R v Wilson (1954), 11 WWR (NS) 282, at para 2 (BCCA).
[14] The Supreme Court of Canada has recently reiterated that “circumstantial evidence does not have to totally exclude other conceivable inferences”: R v Villaroman, 2016 SCC 33, at para 42, quoting R v Dipnarine, 2014 ABCA 328, at paras 22, 24-25. Indeed, as Moldaver, JA (as he then was) observed in R v Katwaru (2001), 52 OR (3d) 321, at para 40, “In order to infer a fact from established facts, all that is required is that the inference be reasonable and logical. The fact that an inference may flow less than easily does not mean that it cannot be drawn.”
[15] In the present case, the preliminary inquiry judge reasonably inferred that the approximately ½ pound of marijuana, combined with the presence of a firearm, was consistent with a finding that the marijuana was for the purpose of trafficking.
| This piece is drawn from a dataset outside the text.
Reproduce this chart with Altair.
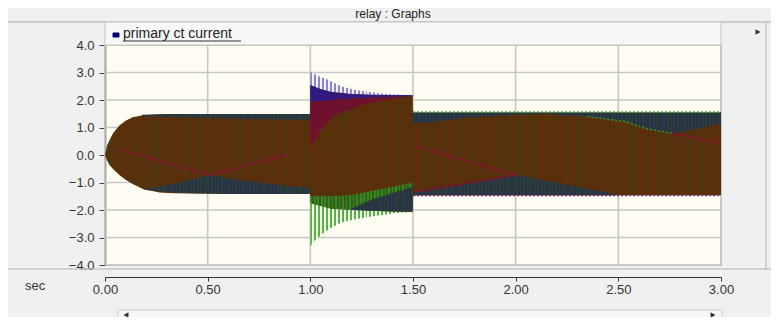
import altair as alt
import pandas as pd

FONT = "Liberation Sans"
W, H = 616, 220

# ---------------- axis ticks ----------------
x_ticks = [0.0, 0.5, 1.0, 1.5, 2.0, 2.5, 3.0]
y_ticks = [-4.0, -3.0, -2.0, -1.0, 0.0, 1.0, 2.0, 3.0, 4.0]

# ---------------- overall envelope of the three CT currents ----------------
env_t = [0.0, 0.01, 0.022, 0.04, 0.07, 0.1, 0.135, 0.185, 0.265, 0.33, 0.6, 0.999,
         1.0, 1.05, 1.1, 1.2, 1.3, 1.4, 1.499,
         1.5, 2.0, 2.5, 3.0]
env_hi = [0.0, 0.35, 0.55, 0.8, 1.07, 1.25, 1.37, 1.45, 1.48, 1.49, 1.49, 1.49,
          2.55, 2.4, 2.3, 2.22, 2.19, 2.18, 2.17,
          1.55, 1.55, 1.55, 1.55]
env_lo = [0.0, -0.2, -0.36, -0.52, -0.73, -0.9, -1.05, -1.24, -1.36, -1.39, -1.42, -1.42,
          -1.75, -1.85, -1.95, -2.0, -2.03, -2.05, -2.06,
          -1.46, -1.46, -1.46, -1.46]

# ---------------- fault period (1.0 s - 1.5 s) ----------------
spk_t = [1.0, 1.01, 1.03, 1.05, 1.07, 1.1, 1.15, 1.2, 1.25, 1.3, 1.35, 1.41, 1.499]
spk_top_base = [2.55, 2.5, 2.45, 2.4, 2.36, 2.3, 2.26, 2.22, 2.21, 2.19, 2.19, 2.18, 2.17]
spk_top_tip = [3.03, 2.99, 2.9, 2.84, 2.79, 2.68, 2.5, 2.4, 2.33, 2.28, 2.24, 2.2, 2.18]
spk_bot_base = [-1.75, -1.77, -1.81, -1.85, -1.89, -1.95, -1.98, -2.0, -2.01, -2.03, -2.04, -2.05, -2.06]
spk_bot_tip = [-3.33, -3.2, -3.05, -2.92, -2.8, -2.65, -2.45, -2.36, -2.3, -2.24, -2.18, -2.12, -2.07]

blue_t = [1.0, 1.05, 1.1, 1.2, 1.3, 1.4, 1.499]
blue_hi = [2.55, 2.4, 2.3, 2.22, 2.19, 2.18, 2.17]
blue_lo = [1.94, 1.96, 2.0, 2.05, 2.09, 2.12, 2.14]

maroon_t = [1.0, 1.004, 1.02, 1.053, 1.118, 1.248, 1.41, 1.499]
maroon_hi = [1.94, 1.94, 1.95, 1.96, 2.01, 2.06, 2.12, 2.14]
maroon_lo = [0.3, 0.3, 0.55, 0.95, 1.45, 1.82, 2.06, 2.13]

green_t = [1.0, 1.1, 1.2, 1.3, 1.4, 1.499]
green_lo = [-1.75, -1.95, -2.0, -2.03, -2.05, -2.06]
green_hi = [-1.5, -1.5, -1.45, -1.3, -1.15, -1.0]

gdark_t = [1.2, 1.3, 1.4, 1.499]
gdark_lo = [-2.0, -2.03, -2.05, -2.06]
gdark_hi = [-1.95, -1.62, -1.38, -1.15]

# ---------------- darker (overlapping phase) regions ----------------
pre_top_t = [0.18, 0.35, 0.6, 0.8, 0.999]
pre_top_hi = [1.46, 1.49, 1.49, 1.49, 1.49]
pre_top_lo = [1.42, 1.37, 1.33, 1.29, 1.27]

pre_bot_t = [0.184, 0.379, 0.509, 0.655, 0.85, 0.999]
pre_bot_lo = [-1.26, -1.38, -1.40, -1.42, -1.42, -1.42]
pre_bot_hi = [-1.26, -0.97, -0.73, -0.91, -1.09, -1.2]

post_top_t = [1.5, 1.6, 1.78, 2.0, 2.16, 2.21, 2.37, 2.54, 2.63, 2.76, 2.86, 3.0]
post_top_hi = [1.55, 1.55, 1.55, 1.55, 1.55, 1.55, 1.55, 1.55, 1.55, 1.55, 1.55, 1.55]
post_top_lo = [1.15, 1.2, 1.37, 1.46, 1.5, 1.45, 1.39, 1.21, 0.97, 0.79, 0.91, 1.15]

post_bot_t = [1.5, 1.52, 1.76, 2.0, 2.25, 2.49]
post_bot_lo = [-1.46, -1.46, -1.46, -1.46, -1.46, -1.46]
post_bot_hi = [-1.38, -1.33, -1.03, -0.73, -1.08, -1.44]

# ---------------- dotted beat lines ----------------
dot_t = [0.07, 0.51, 0.51, 0.88, 1.52, 2.0, 1.52, 2.0, 2.76, 3.0]
dot_v = [0.2, -0.73, -0.73, 0.0, 0.3, -0.73, -1.33, -0.73, 0.79, 0.43]
dot_id = ["a", "a", "b", "b", "c", "c", "d", "d", "f", "f"]

gdot_t = [2.35, 2.54, 2.63, 2.76]
gdot_v = [1.4, 1.21, 0.97, 0.79]

edge_t = [1.501, 3.0]
edge_top = [1.56, 1.56]
edge_bot = [-1.47, -1.47]

# ---------------- scales / axes ----------------
xscale = alt.Scale(domain=[0, 3], nice=False, zero=False)
yscale = alt.Scale(domain=[-4, 4], nice=False, zero=False)
xaxis = alt.Axis(values=x_ticks, format=".2f", title=None, grid=False, offset=12,
                 tickSize=4, labelPadding=2, domainColor="#333", tickColor="#333",
                 labelColor="#333", labelFont=FONT, labelFontSize=13, domainWidth=1.2,
                 labelFlush=False, labelOverlap=False)
yaxis = alt.Axis(values=y_ticks, format=".1f", title=None, grid=False,
                 tickSize=6, labelPadding=5, domainColor="#444", tickColor="#444",
                 labelColor="#333", labelFont=FONT, labelFontSize=13, domainWidth=1.5,
                 labelFlush=False, labelOverlap=False)


def X(f):
    return alt.X(f, type="quantitative", scale=xscale, axis=xaxis)


def Y(f):
    return alt.Y(f, type="quantitative", scale=yscale, axis=yaxis)


def stripes(c1, c2, t0, t1, period=3.5, duty=0.5):
    n = max(1, round((t1 - t0) / 3.0 * W / period))
    stops = []
    for i in range(n):
        a, b, c = i / n, (i + duty) / n, (i + 1) / n
        stops += [alt.GradientStop(color=c1, offset=a), alt.GradientStop(color=c1, offset=b),
                  alt.GradientStop(color=c2, offset=b), alt.GradientStop(color=c2, offset=min(c, 1))]
    return alt.LinearGradient(gradient="linear", stops=stops, x1=0, x2=1, y1=0, y2=0)


def band(t, lo, hi, c1, c2, period=3.5, duty=0.5, opacity=1.0):
    df = pd.DataFrame({"t": t, "lo": lo, "hi": hi})
    return alt.Chart(df).mark_area(
        color=stripes(c1, c2, min(t), max(t), period, duty), opacity=opacity,
        interpolate="linear", strokeWidth=0
    ).encode(x=X("t"), y=Y("hi"), y2="lo")


one = alt.Data(values=[{}])

# gridlines
gx = alt.Chart(pd.DataFrame({"v": x_ticks})).mark_rule(color="#c6c6c6", strokeWidth=1.6).encode(x=X("v"))
gy = alt.Chart(pd.DataFrame({"v": y_ticks})).mark_rule(color="#c6c6c6", strokeWidth=1.6).encode(y=Y("v"))

DK1, DK2 = "#283050", "#2b3f32"
layers = [gx, gy]
layers.append(band(env_t, env_lo, env_hi, "#662807", "#483a10"))
layers.append(band(pre_top_t, pre_top_lo, pre_top_hi, DK1, DK2))
layers.append(band(pre_bot_t, pre_bot_lo, pre_bot_hi, DK1, DK2))
layers.append(band(post_top_t, post_top_lo, post_top_hi, DK1, DK2))
layers.append(band(post_bot_t, post_bot_lo, post_bot_hi, DK1, DK2))
# fault
layers.append(band(spk_t, spk_top_base, spk_top_tip, "#8a84d0", "#f6f3f0", period=4.0, duty=0.5))
layers.append(band(spk_t, spk_bot_tip, spk_bot_base, "#52b242", "#f6f8ec", period=4.0, duty=0.5))
layers.append(band(blue_t, blue_lo, blue_hi, "#2c1c8c", "#3a1670"))
layers.append(band(maroon_t, maroon_lo, maroon_hi, "#7c0c2c", "#611530"))
layers.append(band(green_t, green_lo, green_hi, "#2f8a22", "#3b5a18"))
layers.append(band(gdark_t, gdark_lo, gdark_hi, DK1, DK2))

# dotted lines
layers.append(alt.Chart(pd.DataFrame({"t": dot_t, "v": dot_v, "id": dot_id})).mark_line(
    color="#8c0c3c", strokeWidth=2, strokeDash=[3, 2]).encode(x=X("t"), y=Y("v"), detail="id:N"))
layers.append(alt.Chart(pd.DataFrame({"t": gdot_t, "v": gdot_v})).mark_line(
    color="#3a9a2a", strokeWidth=1.5, strokeDash=[2, 2]).encode(x=X("t"), y=Y("v")))
layers.append(alt.Chart(pd.DataFrame({"t": edge_t, "v": edge_top})).mark_line(
    color="#44a832", strokeWidth=1.5, strokeDash=[2, 2]).encode(x=X("t"), y=Y("v")))
layers.append(alt.Chart(pd.DataFrame({"t": edge_t, "v": edge_bot})).mark_line(
    color="#7a1a6a", strokeWidth=1.5, strokeDash=[2, 2]).encode(x=X("t"), y=Y("v")))

# ---------------- window decorations (pixel positions relative to plot) ----------------
def rule(x1, x2, y1, y2, color="#b4b4b4", w=1):
    return alt.Chart(one).mark_rule(color=color, strokeWidth=w).encode(
        x=alt.value(x1), x2=alt.value(x2), y=alt.value(y1), y2=alt.value(y2))


def rect(x1, x2, y1, y2, fill, stroke="#c4c4c4"):
    return alt.Chart(one).mark_rect(fill=fill, stroke=stroke, strokeWidth=1).encode(
        x=alt.value(x1), x2=alt.value(x2), y=alt.value(y1), y2=alt.value(y2))


def text(x, y, s, size=13, align="left", color="#222"):
    return alt.Chart(one).mark_text(text=s, font=FONT, fontSize=size, align=align,
                                    baseline="middle", color=color).encode(
        x=alt.value(x), y=alt.value(y))


def arrow(x, y, shape):
    return alt.Chart(one).mark_point(shape=shape, filled=True, color="#333", size=32,
                                     opacity=1).encode(x=alt.value(x), y=alt.value(y))


deco = [
    rule(-97, 666, -23, -23, "#a8a8a8"),
    rect(0, 616, -23, 0, "#f7f7f7"),
    text(288, -31, "relay : Graphs", 12, "center"),
    rect(8, 14, -12, -8, "#00007a", "#00007a"),
    text(18, -11, "primary ct current", 14, "left"),
    rule(18, 136, -4, -4, "#333", 1),
    rule(-97, 666, 224, 224, "#b0b0b0"),
    text(-80, 241, "sec", 13, "left", "#333"),
    rect(13, 617, 265, 284, "#f7f7f7", "#c8c8c8"),
    arrow(21, 270, "triangle-left"),
    arrow(608, 270, "triangle-right"),
    rule(661, 661, -23, 225, "#b8b8b8"),
    arrow(653, -13, "triangle-right"),
]

chart = alt.layer(*layers, *deco).properties(
    width=W, height=H,
    padding={"left": 97, "top": 37, "right": 50, "bottom": 52},
    autosize=alt.AutoSizeParams(type="none"),
    background="#f0f0f0",
).configure_view(fill="#fffdf2", stroke="#bcbcbc", strokeWidth=1.2)

chart.save("out.html", embed_options={"renderer": "svg", "actions": False})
The evidence of both of those facts – i.e. the Applicant’s possession of a firearm and his possession of a large quantity of marijuana – were indicia of trafficking.
[16] This evidence provided a proper evidentiary basis for the judge’s conclusion that the Applicant be committed for trial on a charge of possession for the purpose.
[17] The Application to quash the committal for trial is dismissed.